Exercise requirements: Only the lines from the start of the data to the line containing "88.1, 93.3, 120];", both included, should be output, exactly and without pictures.

— BEGIN Collected data —

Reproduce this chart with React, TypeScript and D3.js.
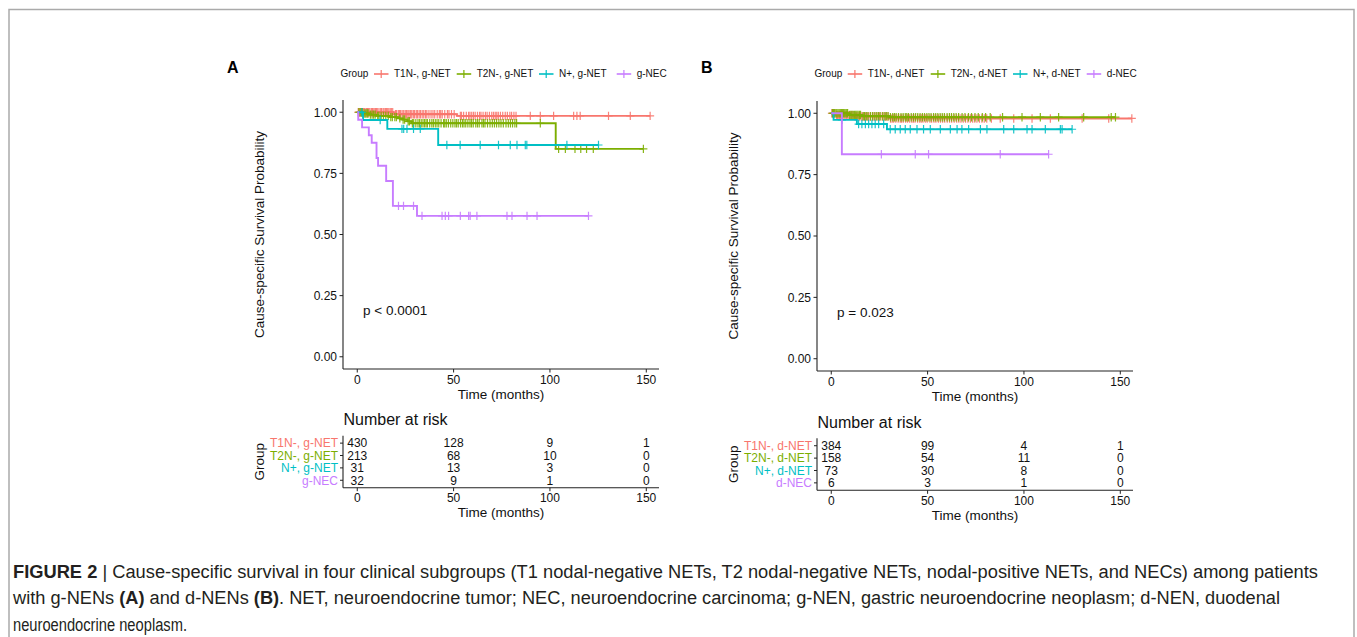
import React from 'react';
import * as d3 from 'd3';

// shared
const timeTicks = [0, 50, 100, 150];
const survTicks = [0, 0.25, 0.5, 0.75, 1];
const groupColors = ['#F8766D', '#7CAE00', '#00BFC4', '#C77CFF'];

// ---- panel A: gastric ----
const gLabels = ['T1N-, g-NET', 'T2N-, g-NET', 'N+, g-NET', 'g-NEC'];

const gT1Steps = [[0, 1], [18.9, 0.992], [51.7, 0.985]];
const gT1End = 152;
const gT1Censor = [0.5, 0.9, 1.2, 1.6, 2, 2.4, 2.8, 3.1, 3.5, 3.9, 4.6, 5, 5.3, 5.7, 6.1, 6.6, 7.4, 7.9, 8.2, 8.8, 9.5,
  9.9, 10.3, 10.8, 11.8, 12.3, 12.6, 13.4, 13.9, 14.6, 15.2, 15.8, 16.4, 17.1, 17.7, 18.4, 19.8, 20.4, 21.3,
  21.9, 22.5, 23.3, 24.1, 24.9, 25.6, 26.3, 26.9, 27.7, 28.3, 29.1, 29.7, 30.6, 31.2, 32.1, 32.8, 33.7, 34.5,
  35.4, 36.1, 37.2, 38.3, 39.3, 40.2, 41.5, 42.6, 43.3, 44.1, 45.4, 46.8, 47.6, 48.9, 50.3, 53.5, 54.1, 55.2,
  56.6, 57.8, 58.5, 59.4, 60.3, 61.2, 62.4, 63.5, 64.2, 65.3, 66.5, 67.4, 68.6, 69.8, 70.7, 71.6, 72.4, 73.2,
  74.3, 75.5, 76.8, 77.9, 79.2, 80.1, 81.3, 82.4, 89.8, 95, 101.9, 112.3, 114, 115.7, 130.4, 141.7, 152];

const gT2Steps = [[0, 1], [3, 0.995], [6, 0.99], [10, 0.985], [17, 0.98], [21, 0.975], [23.5, 0.97], [26, 0.963], [28, 0.955], [103, 0.85]];
const gT2End = 148.5;
const gT2Censor = [0.8, 1.5, 2.2, 2.6, 3.6, 4.4, 5.1, 5.6, 6.8, 7.7, 8.5, 9.3, 10.6, 11.2, 12.4, 13.6, 14.8, 16.1,
  17.4, 18.2, 19.5, 20.3, 22.1, 23.8, 24.6, 26.4, 27.1, 28.6, 29.3, 30.4, 31.5, 32.3, 33.2, 34.1, 34.9, 35.7,
  36.4, 37.6, 38.7, 39.5, 40.5, 41.4, 42.3, 43.5, 44.8, 45.4, 46.2, 47.3, 48.5, 49.6, 50.7, 51.5, 52.4, 53.6,
  54.6, 55.4, 56.3, 57.4, 58.5, 59.3, 60.2, 61.5, 62.4, 63.3, 64.7, 65.5, 66.3, 67.6, 68.9, 70.1, 71.2, 72.3,
  73.5, 74.6, 75.8, 77.2, 78.4, 79.5, 80.6, 81.8, 82.7, 95, 104.5, 108, 113, 116, 119, 122.5, 148.5];

const gNSteps = [[0, 1], [3, 0.968], [15.6, 0.932], [42, 0.866]];
const gNEnd = 125.2;
const gNCensor = [2.4, 11.9, 23.2, 24.1, 25.8, 29.2, 32.7, 46.5, 53.4, 63.8, 73.3, 79.4, 82.9, 87.2, 88, 108.8, 125.2];

const gNecSteps = [[0, 1], [0.5, 0.969], [2.5, 0.938], [6, 0.906], [7.5, 0.875], [10, 0.813], [10.8, 0.781], [15, 0.719], [18.5, 0.617], [31, 0.576]];
const gNecEnd = 120;
const gNecCensor = [21.4, 24, 29.2, 33.6, 44, 45.7, 47.4, 53.5, 57.8, 58.6, 62.1, 77.7, 80.3, 88.1, 93.3, 120];

const gRisk = [[430, 128, 9, 1], [213, 68, 10, 0], [31, 13, 3, 0], [32, 9, 1, 0]];

// ---- panel B: duodenal ----
const dLabels = ['T1N-, d-NET', 'T2N-, d-NET', 'N+, d-NET', 'd-NEC'];

const dT1Steps = [[0, 1], [2, 0.992], [12, 0.987], [30, 0.979]];
const dT1End = 156;
const dT1Censor = [0.3, 0.8, 1.1, 1.7, 2.7, 3.2, 3.6, 4.3, 4.8, 5.4, 5.9, 6.6, 7.2, 7.9, 8.6, 9.2, 9.7, 10.5, 11.3,
  12.4, 13.1, 13.9, 14.6, 15.5, 16.2, 17.1, 17.8, 18.7, 19.5, 20.3, 21.4, 22.2, 23.2, 24.3, 25.1, 26.4, 27.3,
  28.2, 29.4, 30.8, 31.6, 32.4, 33.5, 34.7, 35.8, 36.5, 37.4, 38.6, 39.6, 40.7, 41.8, 42.6, 43.5, 44.8, 45.9,
  46.7, 47.6, 48.8, 49.8, 51.2, 52.1, 53.3, 54.3, 55.6, 56.7, 57.8, 58.9, 60.2, 61.4, 62.5, 63.8, 65.1, 66.2,
  67.3, 68.5, 69.7, 70.9, 72.2, 73.4, 74.5, 75.6, 76.9, 78.2, 79.4, 80.7, 83.1, 87.7, 94.7, 104.2, 113.7, 130.2,
  144, 156];

const dT2Steps = [[0, 1], [9, 0.993], [16, 0.988], [30, 0.984]];
const dT2End = 147.5;
const dT2Censor = [0.6, 1.2, 1.8, 2.4, 2.9, 3.5, 4.1, 4.7, 5.3, 5.8, 6.4, 7, 7.6, 8.1, 8.5, 9.6, 10.2, 10.8, 11.4,
  12.1, 12.7, 13.3, 13.9, 14.6, 15.2, 16.6, 17.3, 18.2, 19.1, 20.4, 21.5, 22.6, 23.6, 24.5, 25.4, 26.7, 27.8,
  28.6, 29.5, 30.7, 31.9, 32.8, 33.7, 34.9, 36.2, 37.3, 38.4, 39.2, 40.1, 41.5, 42.7, 43.8, 44.9, 46.1, 47.3,
  48.4, 49.6, 50.7, 51.8, 53.1, 54.2, 55.3, 56.5, 57.6, 58.7, 60.1, 61.3, 62.4, 63.6, 64.8, 66.1, 67.9, 69.4,
  71.2, 72.8, 74.6, 76.3, 78.4, 80.1, 82.5, 88.9, 99, 108.5, 118, 131, 145.3, 147.5];

const dNSteps = [[0, 1], [1.2, 0.973], [13.3, 0.956], [28.9, 0.935]];
const dNEnd = 125;
const dNCensor = [5.5, 14.2, 15.9, 17.7, 19.4, 21.1, 22.8, 24.6, 27.2, 30.6, 33.2, 35.8, 38.4, 41, 44.5, 47.9, 51.4,
  56.6, 61.8, 65.3, 67.8, 71.3, 77.4, 80.8, 89.5, 94.7, 101.6, 104.2, 111.1, 118.9, 119.8, 125];

const dNecSteps = [[0, 1], [5.5, 0.833]];
const dNecEnd = 112.8;
const dNecCensor = [26, 43.6, 50.5, 87.7, 112.8];

const dRisk = [[384, 99, 4, 1], [158, 54, 11, 0], [73, 30, 8, 0], [6, 3, 1, 0]];

const FONT = "'Liberation Sans', Arial, sans-serif";
const CAPTION_FONT = "'Liberation Sans Narrow', 'Arial Narrow', 'Liberation Sans', sans-serif";

const survAt = (steps, t) => {
  let s = steps[0][1];
  for (const [tt, v] of steps) if (tt <= t) s = v;
  return s;
};

const Panel = ({ letter, labels, curves, risk, pText, left, right, top, bottom, tTop, tBottom, legendKeys }) => {
  const x = d3.scaleLinear().domain([-7.4, 156.6]).range([left, right]);
  const y = d3.scaleLinear().domain([-0.05, 1.05]).range([bottom, top]);
  const ty = d3.scalePoint().domain(labels).range([tTop, tBottom]).padding(0.6);
  const line = d3.line().x(d => x(d[0])).y(d => y(d[1])).curve(d3.curveStepAfter);
  const ink = '#111';

  return (
    <g fontFamily={FONT}>
      <text x={left - 116} y={72.7} fontSize={16} fontWeight="bold" fill="#000">{letter}</text>

      {/* legend */}
      <text x={left - 2.5} y={77.3} fontSize={10} fill={ink}>Group</text>
      {labels.map((lab, i) => (
        <g key={lab}>
          <line x1={left + legendKeys[i]} x2={left + legendKeys[i] + 14.5} y1={74} y2={74} stroke={groupColors[i]} strokeWidth={1.6} />
          <line x1={left + legendKeys[i] + 7.2} x2={left + legendKeys[i] + 7.2} y1={70} y2={78} stroke={groupColors[i]} strokeWidth={1.2} />
          <text x={left + legendKeys[i] + 20} y={77.3} fontSize={10} fill={ink}>{lab}</text>
        </g>
      ))}

      {/* survival axes */}
      <line x1={left} x2={left} y1={top} y2={bottom} stroke="#222" strokeWidth={1.1} />
      <line x1={left} x2={right} y1={bottom} y2={bottom} stroke="#222" strokeWidth={1.1} />
      {survTicks.map(v => (
        <g key={v}>
          <line x1={left - 3.5} x2={left} y1={y(v)} y2={y(v)} stroke="#222" />
          <text x={left - 6} y={y(v) + 4.3} fontSize={12} textAnchor="end" fill={ink}>{d3.format('.2f')(v)}</text>
        </g>
      ))}
      {timeTicks.map(t => (
        <g key={t}>
          <line x1={x(t)} x2={x(t)} y1={bottom} y2={bottom + 3.5} stroke="#222" />
          <text x={x(t)} y={bottom + 15} fontSize={12} textAnchor="middle" fill={ink}>{t}</text>
        </g>
      ))}
      <text x={(left + right) / 2} y={bottom + 30} fontSize={13.5} textAnchor="middle" fill={ink}>Time (months)</text>
      <text transform={`translate(${left - 79},${(top + bottom) / 2}) rotate(-90)`} fontSize={13.5} textAnchor="middle" fill={ink}>
        Cause-specific Survival Probability
      </text>

      {/* curves */}
      {curves.map((c, i) => {
        const pts = [...c.steps, [c.end, c.steps[c.steps.length - 1][1]]];
        return (
          <g key={i} stroke={groupColors[i]} fill="none">
            <path d={line(pts)} strokeWidth={1.9} />
            {c.censor.map((t, j) => {
              const cx = x(t), cy = y(survAt(c.steps, t));
              return <path key={j} d={`M${cx - 4},${cy}h8M${cx},${cy - 4.2}v8.4`} strokeWidth={1.2} strokeOpacity={0.9} />;
            })}
          </g>
        );
      })}

      <text x={x(3)} y={y(0.17)} fontSize={13.5} fill={ink}>{pText}</text>

      {/* risk table */}
      <text x={left + 0.5} y={tTop - 10.5} fontSize={16} fill={ink}>Number at risk</text>
      <line x1={left} x2={left} y1={tTop} y2={tBottom} stroke="#222" strokeWidth={1.1} />
      <line x1={left} x2={right} y1={tBottom} y2={tBottom} stroke="#222" strokeWidth={1.1} />
      {labels.map((lab, i) => (
        <g key={lab}>
          <line x1={left - 3} x2={left} y1={ty(lab)} y2={ty(lab)} stroke="#222" />
          <text x={left - 5} y={ty(lab) + 4.3} fontSize={12} textAnchor="end" fill={groupColors[i]}>{lab}</text>
          {risk[i].map((n, j) => (
            <text key={j} x={x(timeTicks[j])} y={ty(lab) + 4.3} fontSize={12} textAnchor="middle" fill={ink}>{n}</text>
          ))}
        </g>
      ))}
      {timeTicks.map(t => (
        <g key={t}>
          <line x1={x(t)} x2={x(t)} y1={tBottom} y2={tBottom + 3.5} stroke="#222" />
          <text x={x(t)} y={tBottom + 14.5} fontSize={12} textAnchor="middle" fill={ink}>{t}</text>
        </g>
      ))}
      <text x={(left + right) / 2} y={tBottom + 29.5} fontSize={13.5} textAnchor="middle" fill={ink}>Time (months)</text>
      <text transform={`translate(${left - 79},${(tTop + tBottom) / 2}) rotate(-90)`} fontSize={13.5} textAnchor="middle" fill={ink}>Group</text>
    </g>
  );
};

export default function App() {
  const gCurves = [
    { steps: gT1Steps, end: gT1End, censor: gT1Censor },
    { steps: gT2Steps, end: gT2End, censor: gT2Censor },
    { steps: gNSteps, end: gNEnd, censor: gNCensor },
    { steps: gNecSteps, end: gNecEnd, censor: gNecCensor },
  ];
  const dCurves = [
    { steps: dT1Steps, end: dT1End, censor: dT1Censor },
    { steps: dT2Steps, end: dT2End, censor: dT2Censor },
    { steps: dNSteps, end: dNEnd, censor: dNCensor },
    { steps: dNecSteps, end: dNecEnd, censor: dNecCensor },
  ];
  return (
    <div style={{ position: 'absolute', left: 0, top: 0 }}>
      <svg width={1357} height={637} style={{ display: 'block', background: '#fff' }}>
        <rect x={9} y={9.5} width={1345} height={700} fill="none" stroke="#aaa" strokeWidth={1.5} />
        <Panel letter="A" labels={gLabels} curves={gCurves} risk={gRisk} pText="p < 0.0001"
          left={343} right={659} top={100} bottom={369} tTop={435.7} tBottom={487.7}
          legendKeys={[31, 113.7, 196, 273.7]} />
        <Panel letter="B" labels={dLabels} curves={dCurves} risk={dRisk} pText="p = 0.023"
          left={817} right={1133} top={101} bottom={371} tTop={438.3} tBottom={490.3}
          legendKeys={[30.7, 113.7, 196, 269.7]} />
        <g fontFamily={CAPTION_FONT} fontSize={18} fill="#231f20">
          <text x={13} y={577.5} textLength={1305} lengthAdjust="spacingAndGlyphs">
            <tspan fontWeight="bold">FIGURE 2</tspan> | Cause-specific survival in four clinical subgroups (T1 nodal-negative NETs, T2 nodal-negative NETs, nodal-positive NETs, and NECs) among patients
          </text>
          <text x={13} y={604} textLength={1267} lengthAdjust="spacingAndGlyphs">
            with g-NENs <tspan fontWeight="bold">(A)</tspan> and d-NENs <tspan fontWeight="bold">(B)</tspan>. NET, neuroendocrine tumor; NEC, neuroendocrine carcinoma; g-NEN, gastric neuroendocrine neoplasm; d-NEN, duodenal
          </text>
          <text x={13} y={630.5} textLength={174} lengthAdjust="spacingAndGlyphs">neuroendocrine neoplasm.</text>
        </g>
      </svg>
    </div>
  );
}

— END Collected data —

Solution to this exercise:
Reproduce this chart with React, TypeScript and D3.js.
import React from 'react';
import * as d3 from 'd3';

// shared
const timeTicks = [0, 50, 100, 150];
const survTicks = [0, 0.25, 0.5, 0.75, 1];
const groupColors = ['#F8766D', '#7CAE00', '#00BFC4', '#C77CFF'];

// ---- panel A: gastric ----
const gLabels = ['T1N-, g-NET', 'T2N-, g-NET', 'N+, g-NET', 'g-NEC'];

const gT1Steps = [[0, 1], [18.9, 0.992], [51.7, 0.985]];
const gT1End = 152;
const gT1Censor = [0.5, 0.9, 1.2, 1.6, 2, 2.4, 2.8, 3.1, 3.5, 3.9, 4.6, 5, 5.3, 5.7, 6.1, 6.6, 7.4, 7.9, 8.2, 8.8, 9.5,
  9.9, 10.3, 10.8, 11.8, 12.3, 12.6, 13.4, 13.9, 14.6, 15.2, 15.8, 16.4, 17.1, 17.7, 18.4, 19.8, 20.4, 21.3,
  21.9, 22.5, 23.3, 24.1, 24.9, 25.6, 26.3, 26.9, 27.7, 28.3, 29.1, 29.7, 30.6, 31.2, 32.1, 32.8, 33.7, 34.5,
  35.4, 36.1, 37.2, 38.3, 39.3, 40.2, 41.5, 42.6, 43.3, 44.1, 45.4, 46.8, 47.6, 48.9, 50.3, 53.5, 54.1, 55.2,
  56.6, 57.8, 58.5, 59.4, 60.3, 61.2, 62.4, 63.5, 64.2, 65.3, 66.5, 67.4, 68.6, 69.8, 70.7, 71.6, 72.4, 73.2,
  74.3, 75.5, 76.8, 77.9, 79.2, 80.1, 81.3, 82.4, 89.8, 95, 101.9, 112.3, 114, 115.7, 130.4, 141.7, 152];

const gT2Steps = [[0, 1], [3, 0.995], [6, 0.99], [10, 0.985], [17, 0.98], [21, 0.975], [23.5, 0.97], [26, 0.963], [28, 0.955], [103, 0.85]];
const gT2End = 148.5;
const gT2Censor = [0.8, 1.5, 2.2, 2.6, 3.6, 4.4, 5.1, 5.6, 6.8, 7.7, 8.5, 9.3, 10.6, 11.2, 12.4, 13.6, 14.8, 16.1,
  17.4, 18.2, 19.5, 20.3, 22.1, 23.8, 24.6, 26.4, 27.1, 28.6, 29.3, 30.4, 31.5, 32.3, 33.2, 34.1, 34.9, 35.7,
  36.4, 37.6, 38.7, 39.5, 40.5, 41.4, 42.3, 43.5, 44.8, 45.4, 46.2, 47.3, 48.5, 49.6, 50.7, 51.5, 52.4, 53.6,
  54.6, 55.4, 56.3, 57.4, 58.5, 59.3, 60.2, 61.5, 62.4, 63.3, 64.7, 65.5, 66.3, 67.6, 68.9, 70.1, 71.2, 72.3,
  73.5, 74.6, 75.8, 77.2, 78.4, 79.5, 80.6, 81.8, 82.7, 95, 104.5, 108, 113, 116, 119, 122.5, 148.5];

const gNSteps = [[0, 1], [3, 0.968], [15.6, 0.932], [42, 0.866]];
const gNEnd = 125.2;
const gNCensor = [2.4, 11.9, 23.2, 24.1, 25.8, 29.2, 32.7, 46.5, 53.4, 63.8, 73.3, 79.4, 82.9, 87.2, 88, 108.8, 125.2];

const gNecSteps = [[0, 1], [0.5, 0.969], [2.5, 0.938], [6, 0.906], [7.5, 0.875], [10, 0.813], [10.8, 0.781], [15, 0.719], [18.5, 0.617], [31, 0.576]];
const gNecEnd = 120;
const gNecCensor = [21.4, 24, 29.2, 33.6, 44, 45.7, 47.4, 53.5, 57.8, 58.6, 62.1, 77.7, 80.3, 88.1, 93.3, 120];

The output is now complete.